"Latin America leads the way in creating shared value" appeared on December 22 on the Guardian Sustainable Business.
In "Creating Shared Value," the Harvard Business Review cover story written by FSG co-founders Michael Porter and Mark Kramer, the authors cite numerous examples of multinational corporations (MNCs) that are increasing their competitiveness by addressing significant social issues. Companies like Nestlé, GE, Coca-Cola, and Cisco have increased their profits by hundreds of millions of dollars and had a profound impact on poverty, health, environmental, and educational challenges, by carefully considering the intersection between their business models and global social challenges.
The experiences of these companies are critical: through their efforts they provide an example to other companies of the opportunities that Creating Shared Value (CSV) represents. These companies are also developing a competitive advantage. There is a steep learning curve associated with pursuing an effective Shared Value strategy.
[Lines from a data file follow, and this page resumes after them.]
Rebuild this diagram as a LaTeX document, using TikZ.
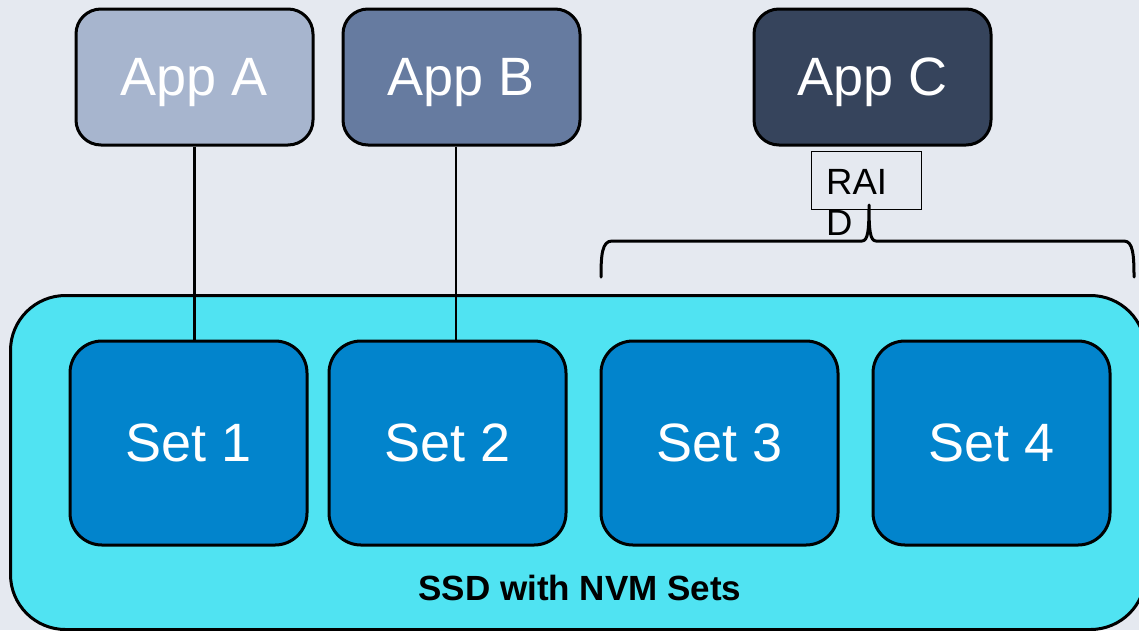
\documentclass[tikz,border=0pt]{standalone}
\usepackage{fontspec}
\setmainfont{Liberation Sans}
\definecolor{bgcol}{HTML}{E5E9F0}
\definecolor{appa}{HTML}{A7B5CE}
\definecolor{appb}{HTML}{667BA0}
\definecolor{appc}{HTML}{36445C}
\definecolor{ssdcol}{HTML}{50E3F2}
\definecolor{setcol}{HTML}{0284CC}
\tikzset{
  appbox/.style={draw=black, line width=3pt, rounded corners=25pt,
    minimum width=237pt, minimum height=136pt, inner sep=0pt, text depth=0pt,
    text=white, font=\fontsize{54}{60}\selectfont},
  setbox/.style={draw=black, line width=3pt, rounded corners=32pt, fill=setcol,
    minimum width=237pt, minimum height=204pt, inner sep=0pt,
    text=white, font=\fontsize{54}{60}\selectfont},
  link/.style={draw=black, line width=2.5pt},
}
\begin{document}
\begin{tikzpicture}[x=1pt,y=-1pt]
  % canvas
  \fill[bgcol] (0,0) rectangle (1139,630);
  \useasboundingbox (0,0) rectangle (1139,630);
  \begin{scope}
    \clip (0,0) rectangle (1139,630);
    % drive enclosure
    \node[draw=black, line width=3pt, fill=ssdcol, rounded corners=55pt,
          minimum width=1135pt, minimum height=334pt, anchor=north west,
          inner sep=0pt] (ssd) at (9,294) {};
  \end{scope}
  \node[font=\bfseries\fontsize{35}{40}\selectfont, anchor=base] (ssdlabel)
       at (580,600) {SSD with NVM Sets};

  % applications
  \node[appbox, fill=appa] (appA) at (194.5,77) {App A};
  \node[appbox, fill=appb] (appB) at (461.5,77) {App B};
  \node[appbox, fill=appc] (appC) at (872.5,77) {App C};

  % NVM sets
  \node[setbox] (set1) at (188.5,443) {Set 1};
  \node[setbox] (set2) at (447.5,443) {Set 2};
  \node[setbox] (set3) at (719.5,443) {Set 3};
  \node[setbox] (set4) at (991.5,443) {Set 4};

  % application to set links
  \draw[link] (appA.south) -- (appA.south |- set1.north);
  \draw[link] ([xshift=-5.5pt]appB.south) -- ([xshift=-5.5pt]appB.south |- set2.north);

  % RAID label box
  \node[draw=black, line width=0.8pt, minimum width=110pt, minimum height=58pt,
        inner sep=0pt, anchor=north west] (raid) at (811,151) {};
  \node[anchor=north west, align=left, inner sep=0pt,
        font=\fontsize{36.5}{41}\selectfont] (raidtext) at (826,169.5)
        {RAI\\D};

  % brace spanning sets 3 and 4
  \draw[line width=3pt, line cap=round, line join=round]
    (601,277) .. controls (601,255) and (602,241) .. (612,241)
    -- (862,241) .. controls (868,241) and (869,230) .. (869,205)
    .. controls (869,230) and (870,241) .. (876,241)
    -- (1124,241) .. controls (1133,241) and (1134,255) .. (1134,277);
\end{tikzpicture}
\end{document}
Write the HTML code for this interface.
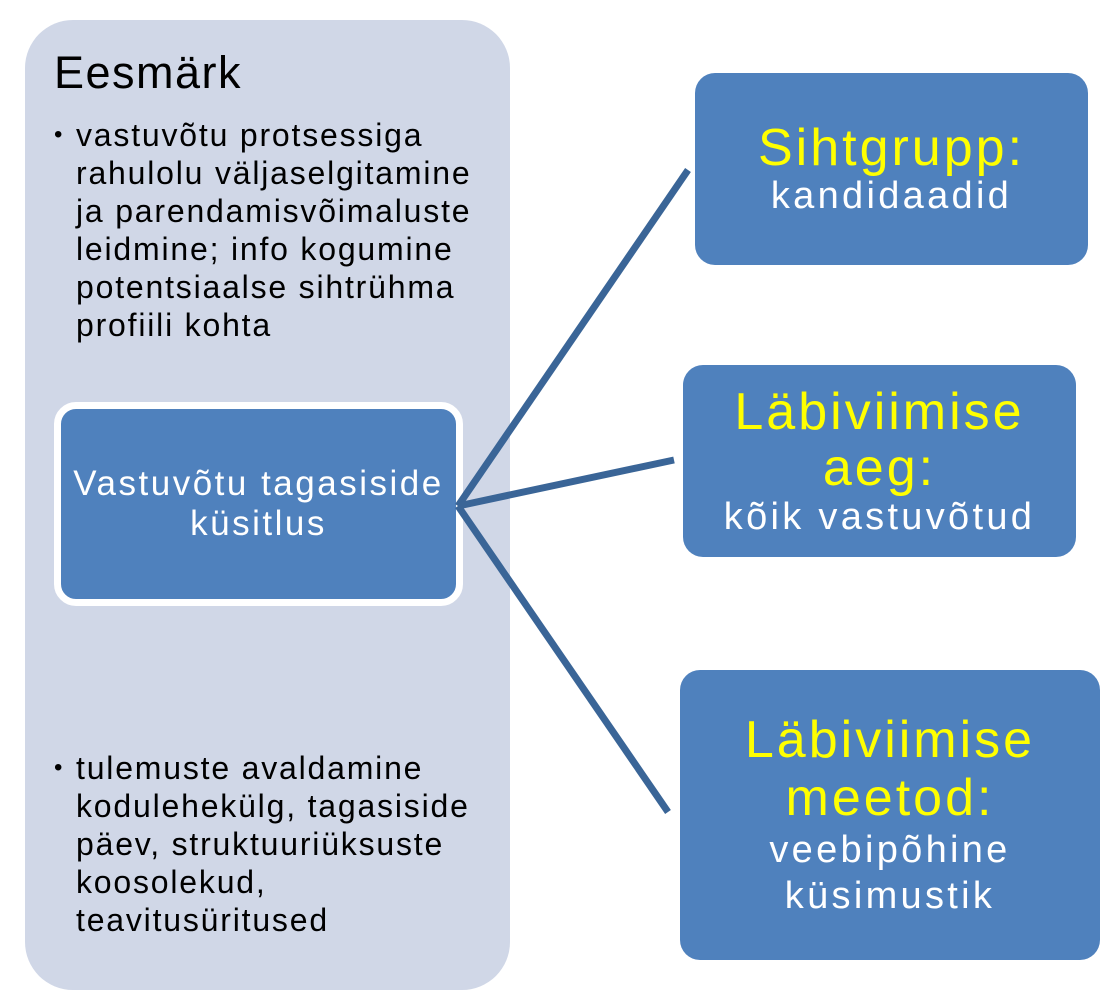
<!DOCTYPE html>
<html><head><meta charset="utf-8"><style>
body{margin:0;width:1114px;height:1000px;background:#fff;position:relative;overflow:hidden;font-family:"Liberation Sans",Arial,sans-serif}
.panel{position:absolute;left:25px;top:20px;width:485px;height:970px;background:#d0d7e7;border-radius:48px}
.box{position:absolute;background:#4f81bd;border-radius:20px;color:#fff;text-align:center;display:flex;flex-direction:column;justify-content:center;align-items:center}
.y{color:#ffff00;font-size:52px;letter-spacing:3px}
.s{font-size:38px;letter-spacing:3.3px}
.t{position:absolute;left:54px;top:47px;font-size:45px;letter-spacing:1.5px;color:#000}
ul{position:absolute;margin:0;padding:0;list-style:none;font-size:32px;line-height:38px;letter-spacing:1.8px;color:#000;white-space:nowrap}
li{position:relative;padding-left:22px}
li:before{content:"•";position:absolute;left:0;top:0;font-size:24px}
</style></head><body>
<div class="panel"></div>
<div class="t">Eesmärk</div>
<ul style="left:54px;top:116px"><li>vastuvõtu protsessiga<br>rahulolu väljaselgitamine<br>ja parendamisvõimaluste<br>leidmine; info kogumine<br>potentsiaalse sihtrühma<br>profiili kohta</li></ul>
<ul style="left:54px;top:749px"><li>tulemuste avaldamine<br>kodulehekülg, tagasiside<br>päev, struktuuriüksuste<br>koosolekud,<br>teavitusüritused</li></ul>
<div class="box" style="left:54px;top:402px;width:395px;height:190px;border:7px solid #fff;border-radius:22px;font-size:35px;line-height:40px;letter-spacing:2.5px">Vastuvõtu tagasiside<br>küsitlus</div>
<svg style="position:absolute;left:0;top:0" width="1114" height="1000"><g stroke="#3a6597" stroke-width="7" fill="none"><line x1="458" y1="506" x2="688" y2="170"/><line x1="458" y1="506" x2="674" y2="460"/><line x1="458" y1="506" x2="668" y2="812"/></g></svg>
<div class="box" style="left:695px;top:73px;width:393px;height:192px"><div class="y" style="line-height:54px">Sihtgrupp:</div><div class="s" style="line-height:42px">kandidaadid</div></div>
<div class="box" style="left:683px;top:365px;width:393px;height:192px"><div class="y" style="line-height:56px">Läbiviimise<br>aeg:</div><div class="s" style="line-height:42px">kõik vastuvõtud</div></div>
<div class="box" style="left:680px;top:670px;width:420px;height:290px"><div class="y" style="line-height:58px">Läbiviimise<br>meetod:</div><div class="s" style="line-height:46px">veebipõhine<br>küsimustik</div></div>
</body></html>
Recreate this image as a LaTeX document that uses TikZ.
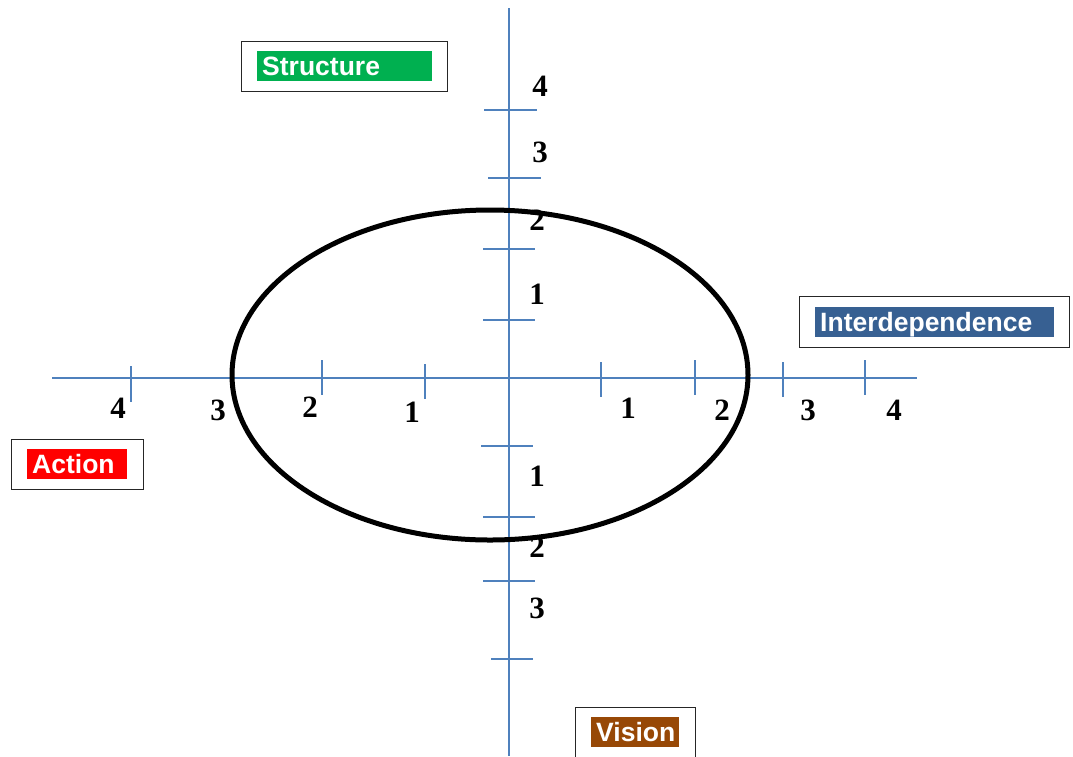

Company leaders must learn to identify and prioritise opportunities in a new way. Managers must adjust their mental models about risk management and collaboration to implement Shared Value. As companies execute Shared Value initiatives, they increase the knowledge assets at their disposal and enable themselves to uncover new Shared Value opportunities that other companies without those knowledge assets miss out on. Ultimately a virtuous cycle is created that will allow the MNCs with serious CSV strategies to leave their competitors behind.
This is bad news for the legions of companies that have yet to discover Shared Value, in particular, local companies in developing markets that are not familiar with the concept. The good news is that Shared Value is not merely the province of MNCs. On recent trips to Peru, Chile, and Brazil, I met with dozens of local companies. Almost without exception, regardless of whether they called it CSV or not, these companies were contemplating significant strategic moves that would simultaneously enhance their profitability and address a societal challenge.
With greater proximity to the local social challenges, Latin American companies should have an advantage over multinationals in many CSV areas. Porter and Kramer outline three ways for companies to simultaneously increase their competitiveness and have social impact: reconceiving products and markets, redefining productivity in the value chain, and enabling local cluster development. Below are examples of companies in Latin America that are pursuing Shared Value in each of these ways.
CEMEX, the $15 billion dollar Mexican building materials supplier, has opened up new markets for itself by creating the housing microfinance program, Patrimonio Hoy. With some 20 million Mexicans facing a housing shortage, Patrimonio Hoy helps to address this problem by providing low-income families access to microloans for construction materials, labor, and technical assistance to build or renovate their homes. CEMEX spent a year studying the low income market, working to develop approaches to financing, design, and construction that would be effective. In the next five years, as many as 750,000 low income families are expected to benefit from CEMEX's efforts and a new market segment is using CEMEX products and services.
Native is a sugar company based in São Paulo, Brazil with over a century of experience in the sugar business. Over the last decade, Native has systematically re-engineered its value chain, thereby creating tremendous social value and establishing itself as the largest producer of organic sugar and ethanol in the world. Native's story is not a simple shift from conventional to organic farming, however.
To maximise its differentiation and manage costs, Native has redefined its value chain in many areas.
The company refined its training programs, even converting some traditional slash and burn workers to lab assistants aiding in the research species for effective natural control of pests. By extending its R&D capabilities, Native has opened new business opportunities as reflected in its recent development of a new bio-degradable PHB plastic produced from sugar cane.
Alicorp is a $1.3bn consumer product company based in Lima, Peru that has pursued CSV by strengthening its cluster. In addition to supplying a broad range of products including cooking oil, pasta, laundry detergent, and pet food, Alicorp is one of Peru's largest producers of flour. Recognising that the success of its flour business was directly tied to the success of Peru's bakeries,
Alicorp mounted a program to train 7,000 bakeries in both urban and rural areas. The training focuses on basic management skills and helping bakeries recognise the opportunities in shifting their production to higher profit items, such as pastries, where margin is six times what it is for the more typical French bread.
Thousands of small scale bakeries are benefiting from these efforts. Meanwhile, Alicorp is reaping benefits, as well. The deeper relationships with the bakeries translate into higher levels of customer loyalty and larger purchases of Alicorp flour. The program has worked so well for Alicorp that they are considering extending the training to tens of thousands of "mom and pop" stores across Peru.
Companies, whether MNCs, the so-called "Multi-Latinas," or local enterprises in developing countries should feel an urgency about CSV.
Companies that do not have a CSV strategy risk missing out on big business opportunities and may consign themselves to falling into a disadvantaged position that will be hard to escape. The examples of CEMEX, Native, and Alicorp demonstrate that a strategic exploration of different CSV opportunities can be profitable to the companies and to society at large.